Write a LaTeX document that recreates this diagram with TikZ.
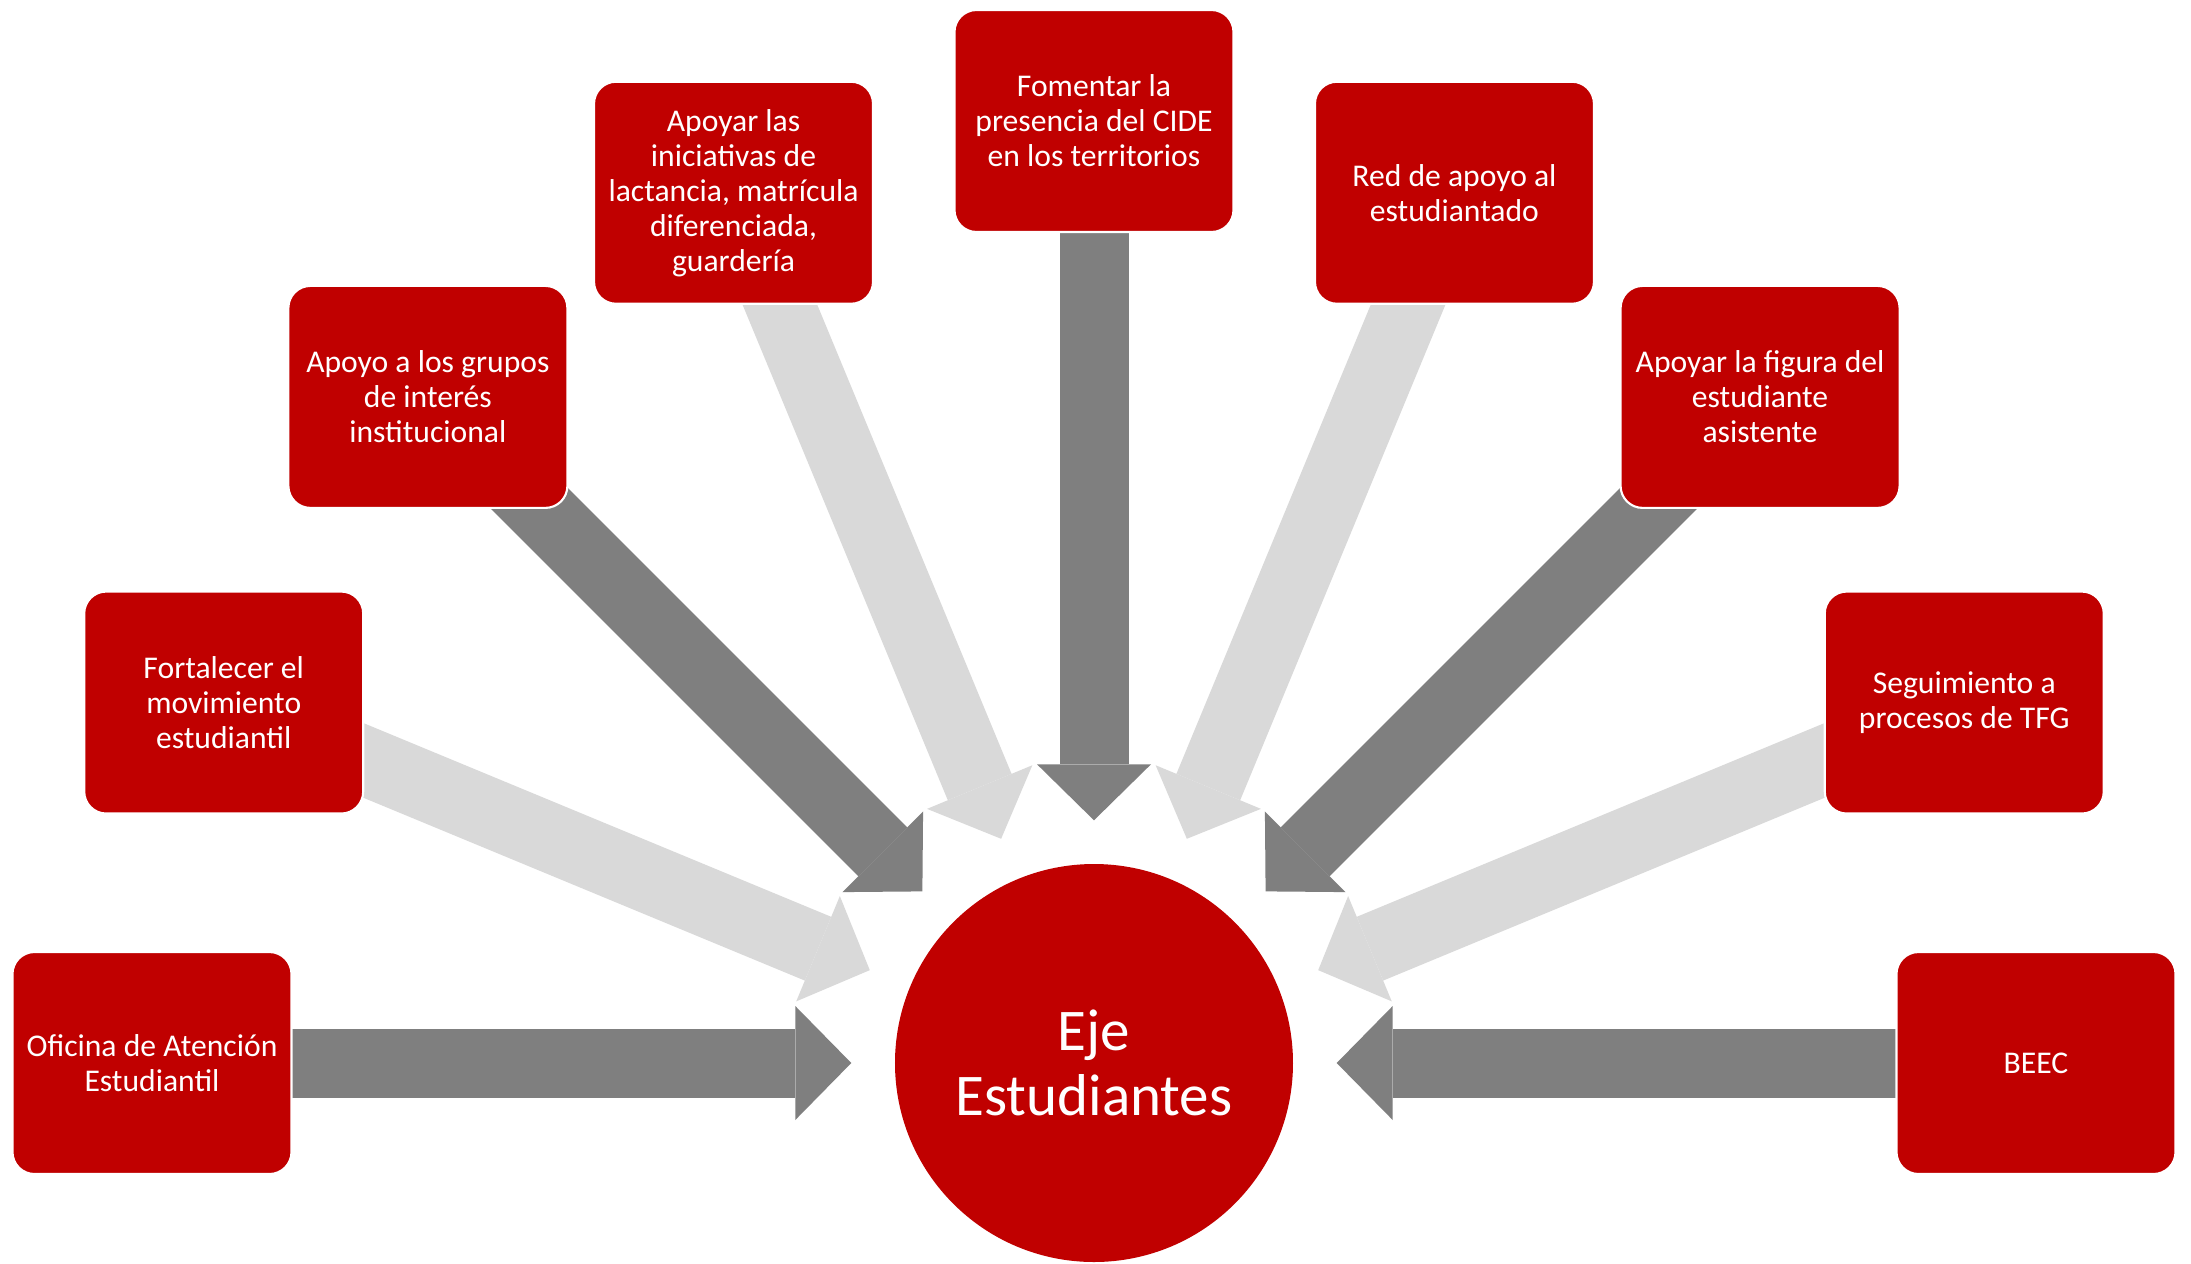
\documentclass[tikz,border=0pt]{standalone}
\usepackage{fontspec}
\setmainfont{Carlito}
\usetikzlibrary{arrows.meta,backgrounds}

\definecolor{ejered}{HTML}{C00000}
\definecolor{arrowdark}{HTML}{7F7F7F}
\definecolor{arrowlight}{HTML}{D9D9D9}

\tikzset{
  item/.style={draw=white, line width=0.6pt, fill=ejered, rounded corners=0.22cm,
               minimum width=2.79cm, minimum height=2.22cm, inner sep=1pt,
               text=white, align=center, font=\fontsize{9}{9.96}\selectfont},
  hubnode/.style={circle, fill=ejered, minimum size=3.98cm, text=white,
                  align=center, font=\fontsize{16.8}{18.3}\selectfont},
  flow/.style={line width=0.69cm, shorten >=0.43cm,
               -{Triangle[length=0.56cm, width=1.14cm, line width=0pt]}},
  flowdark/.style={flow, draw=arrowdark},
  flowlight/.style={flow, draw=arrowlight}
}

\begin{document}
\begin{tikzpicture}
  \useasboundingbox (-10.94,-2.00) rectangle (10.97,10.63);

  % centre
  \node[hubnode] (hub) at (0,0) {Eje\\Estudiantes};

  % boxes on the outer ring
  \node[item] (oficina)    at (180:9.42)   {Oficina de Atención\\Estudiantil};
  \node[item] (fortalecer) at (157.5:9.42) {Fortalecer el\\movimiento\\estudiantil};
  \node[item] (grupos)     at (135:9.42)   {Apoyo a los grupos\\de interés\\institucional};
  \node[item] (lactancia)  at (112.5:9.42) {Apoyar las\\iniciativas de\\lactancia, matrícula\\diferenciada,\\guardería};
  \node[item] (cide)       at (90:9.42)    {Fomentar la\\presencia del CIDE\\en los territorios};
  \node[item] (red)        at (67.5:9.42)  {Red de apoyo al\\estudiantado};
  \node[item] (asistente)  at (45:9.42)    {Apoyar la figura del\\estudiante\\asistente};
  \node[item] (tfg)        at (22.5:9.42)  {Seguimiento a\\procesos de TFG};
  \node[item] (beec)       at (0:9.42)     {BEEC};

  % block arrows behind the boxes
  \begin{scope}[on background layer]
    \fill[white] (-10.94,-2.00) rectangle (10.97,10.63);
    \foreach \b/\s in {oficina/flowdark, fortalecer/flowlight, grupos/flowdark,
                       lactancia/flowlight, cide/flowdark, red/flowlight,
                       asistente/flowdark, tfg/flowlight, beec/flowdark}
      \draw[\s] (\b.center) -- (hub);
  \end{scope}
\end{tikzpicture}
\end{document}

■ **SET PROBLEM**: Repeat verbatim all the material, but not the pictures.

■ **CORRECT ANSWER**:
Write a LaTeX document that recreates this diagram with TikZ.
\documentclass[tikz,border=0pt]{standalone}
\usepackage{fontspec}
\setmainfont{Carlito}
\usetikzlibrary{arrows.meta,backgrounds}

\definecolor{ejered}{HTML}{C00000}
\definecolor{arrowdark}{HTML}{7F7F7F}
\definecolor{arrowlight}{HTML}{D9D9D9}

\tikzset{
  item/.style={draw=white, line width=0.6pt, fill=ejered, rounded corners=0.22cm,
               minimum width=2.79cm, minimum height=2.22cm, inner sep=1pt,
               text=white, align=center, font=\fontsize{9}{9.96}\selectfont},
  hubnode/.style={circle, fill=ejered, minimum size=3.98cm, text=white,
                  align=center, font=\fontsize{16.8}{18.3}\selectfont},
  flow/.style={line width=0.69cm, shorten >=0.43cm,
               -{Triangle[length=0.56cm, width=1.14cm, line width=0pt]}},
  flowdark/.style={flow, draw=arrowdark},
  flowlight/.style={flow, draw=arrowlight}
}

\begin{document}
\begin{tikzpicture}
  \useasboundingbox (-10.94,-2.00) rectangle (10.97,10.63);

  % centre
  \node[hubnode] (hub) at (0,0) {Eje\\Estudiantes};

  % boxes on the outer ring
  \node[item] (oficina)    at (180:9.42)   {Oficina de Atención\\Estudiantil};
  \node[item] (fortalecer) at (157.5:9.42) {Fortalecer el\\movimiento\\estudiantil};
  \node[item] (grupos)     at (135:9.42)   {Apoyo a los grupos\\de interés\\institucional};
  \node[item] (lactancia)  at (112.5:9.42) {Apoyar las\\iniciativas de\\lactancia, matrícula\\diferenciada,\\guardería};
  \node[item] (cide)       at (90:9.42)    {Fomentar la\\presencia del CIDE\\en los territorios};
  \node[item] (red)        at (67.5:9.42)  {Red de apoyo al\\estudiantado};
  \node[item] (asistente)  at (45:9.42)    {Apoyar la figura del\\estudiante\\asistente};
  \node[item] (tfg)        at (22.5:9.42)  {Seguimiento a\\procesos de TFG};
  \node[item] (beec)       at (0:9.42)     {BEEC};

  % block arrows behind the boxes
  \begin{scope}[on background layer]
    \fill[white] (-10.94,-2.00) rectangle (10.97,10.63);
    \foreach \b/\s in {oficina/flowdark, fortalecer/flowlight, grupos/flowdark,
                       lactancia/flowlight, cide/flowdark, red/flowlight,
                       asistente/flowdark, tfg/flowlight, beec/flowdark}
      \draw[\s] (\b.center) -- (hub);
  \end{scope}
\end{tikzpicture}
\end{document}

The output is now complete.